Shot by superstar cinematographer Christopher Doyle and dubbed “the Chinese Social Network“, this epic tale of business bravado follows three friends who launch a successful online English instruction school for Chinese students — and then face lawsuits over copyright infringement.
This film produced a lot of interesting discussions with me and my friends. What follows now is an unorganized mess of a review and some of our thoughts. Sorry! :P
Personally, I’m pretty interested in perspective matters of identity negotiation, language, and media representations; so the content of this movie was right up my alley. My friends and I talked a lot about whole concept of the American Dream and what we thought of it in relation to where we currently are in our own lives and personal experiences. The tutoring academy in the movie instructs its young Chinese pupils to “think in American English”. The whole phenomenon of learning English and being accepted – something so many of us native English speakers simply take for granted – is huge social capital for people as a definitive measurement of success, power, achievement. Having been an ESL teacher in Korea for a while, I enjoyed seeing that process on screen.
There were still quite a few uncomfortably heavy Chinese supremacy sentiments, especially in the end, but the film touched the surface of so many real and interesting issues for me. I liked going through the stories of the main characters just struggling and figuring out their lives, their dreams, their friendship. The whole copyright case put their experiences into a larger context of culture clash.
The film is loosely based on an actual Chinese private education institution listed on the New York stock exchange called New Oriental.
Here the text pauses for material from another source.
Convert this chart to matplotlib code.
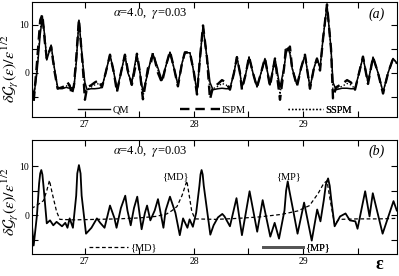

Here’s a review of the film I enjoyed reading on the topics of capitalism, China, and copyright theft.
Moving on! After the movie, we we walked along Queen Street West looking for brunch and stumbled upon Harlem Underground – great find! Super friendly staff and everything on their menu sounded amazing. It was my first time eating a pretty decadent meal of fried chicken and waffles~ :O
All in all, another TIFF + meal outing success! Can’t wait to make this an annual tradition. Having to catch a weekend bus at 6:45am wasn’t fun, but we ended up getting a lot out of the movie and had a great brunch, city walk, and life talks – so it’s all good. :)
Update: American Dreams in China made #4 on BlogTO’s list of best movies at TIFF this year.